May 16, 2010|By JENNIFER FITCH

CHAMBERSBURG, PA.-- Voters headed to the polls Tuesday in Franklin and Fulton counties will be making choices in statewide races that are under a national spotlight.

Sen. Arlen Specter and his main Democratic challenger, Joe Sestak, a second-term congressman, spent the weekend stumping for votes in the Pittsburgh and Philadelphia areas. Recent polls put the two men neck and neck for the seat held for five terms by Specter, who switched parties last year after 28 years as a GOP senator.

The winner in the Democratic primary, which includes McKees Rocks, Pa., resident Joseph Vodvarka as a candidate, will face off against the Republican nominee this November. On the Republican side, front-runner Pat Toomey is competing against Johnstown, Pa.'s Peg Luksik.

Specter was recently joined at rallies by Pennsylvania Gov. Ed Rendell, whose final term expires this year. Four Democrats and two Republicans are running for governor.


On the Democratic side, polls show Allegheny County Executive Dan Onoroto leading Joe Hoeffel, Jack Wagner and Anthony Hardy Williams.

Republican state Attorney General Tom Corbett is running for governor against state Rep. Sam Rohrer of Berks County.

U.S. Rep. Bill Shuster, a Republican, is running for re-election in the Ninth District.

Polls will be open from 7 a.m. to 8 p.m.

In Franklin County, state Reps. Rob Kauffman and Todd Rock, both Republicans, are unopposed for re-election to the 89th and 90th House Districts, respectively. State Rep. Dan Moul, whose 91st House District includes parts of Quincy and Guilford townships, also is unopposed in his re-election bid.

However, state Rep.

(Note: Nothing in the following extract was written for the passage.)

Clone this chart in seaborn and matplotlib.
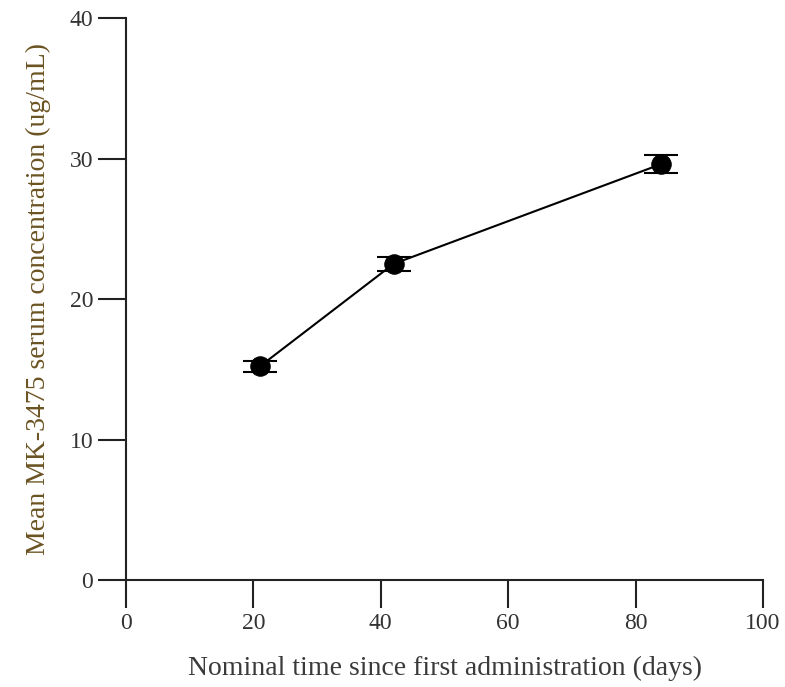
import matplotlib
matplotlib.use("Agg")
import matplotlib.pyplot as plt
import seaborn as sns
import pandas as pd

days = [21, 42, 84]
mean_conc = [15.2, 22.5, 29.6]
sd_err = [0.4, 0.5, 0.65]
xticks = [0, 20, 40, 60, 80, 100]
yticks = [0, 10, 20, 30, 40]

sns.set_theme(style="ticks")
plt.rcParams['font.family'] = ['Liberation Serif', 'DejaVu Serif']

df = pd.DataFrame({"day": days, "conc": mean_conc})

fig = plt.figure(figsize=(7.85, 6.87), dpi=100)
ax = fig.add_axes([0.1605, 0.1557, 0.972 - 0.1605, 0.9738 - 0.1557])

ax.errorbar(days, mean_conc, yerr=sd_err, fmt="none", ecolor="black",
            elinewidth=1.5, capsize=12, capthick=1.5, zorder=2)
sns.lineplot(data=df, x="day", y="conc", ax=ax, color="black", linewidth=1.5,
             marker="o", markersize=14, markerfacecolor="black",
             markeredgecolor="black", zorder=3)

ax.set_xlim(0, 100)
ax.set_ylim(0, 40)
ax.set_xticks(xticks)
ax.set_yticks(yticks)
ax.tick_params(axis="both", direction="out", length=20, width=1.5,
               color="#222222", labelsize=17, pad=3.5, labelcolor="#333333")
for side in ["top", "right"]:
    ax.spines[side].set_visible(False)
for side in ["left", "bottom"]:
    ax.spines[side].set_linewidth(1.5)
    ax.spines[side].set_color("#222222")

ax.set_xlabel("Nominal time since first administration (days)", fontsize=20,
              color="#3a3a3a", labelpad=16)
ax.set_ylabel("Mean MK-3475 serum concentration (ug/mL)", fontsize=20,
              color="#6b5322", labelpad=16)
ax.yaxis.set_label_coords(-0.118, 0.5)

fig.savefig("out.png", dpi=100)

Mark Keller from the 86th House District faces a challenge from fellow Perry County resident Michael J. Lapp.

Keller, 56, previously told The Herald-Mail he stands on his record and his accessibility to the people he represents.

Keller said increased spending needs to stop, saying he doesn't understand how the governor could propose more than $1 billion in new spending for 2010-11.

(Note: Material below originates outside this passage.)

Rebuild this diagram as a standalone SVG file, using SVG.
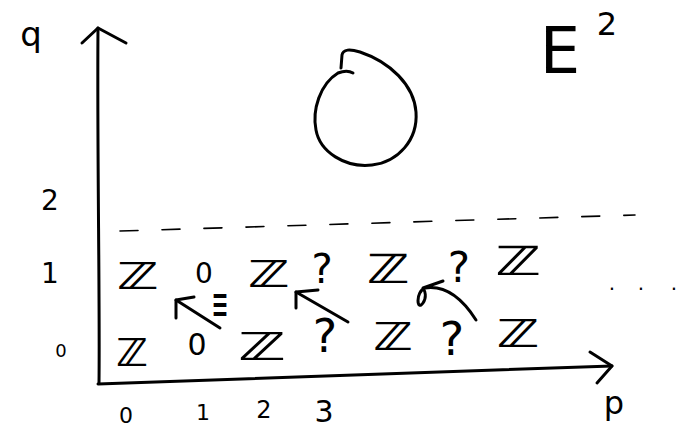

"The state needs to tighten its belt, too," he said.

Lapp, 48, said the Pennsylvania General Assembly is out of touch with working-class citizens. The legislature shouldn't be paid during the time its budget is overdue, he said.

"Harrisburg is a mess. The system is only good for the politicians," Lapp said.

The 86th House District serves Franklin and Perry counties, including parts or all of Fannett, Hamilton, Metal, St. Thomas and Peters townships. Keller has held the seat since he was elected in 2004.

In Pennsylvania, Republicans and Democrats vote for only their own party in the primary election.

Voter turnout in 2006, during the last gubernatorial race, was 18 percent for the primary, Franklin County Chief Registrar Jennie Aines said. Turnout for the 2002 primary was 16 percent, she said.

Fulton County voters will be facing the same decisions in the Senate and gubernotorial races. State Rep. Dick Hess, a Republican, is unopposed for re-election in the 78th House District.

The Associated Press contributed to this story.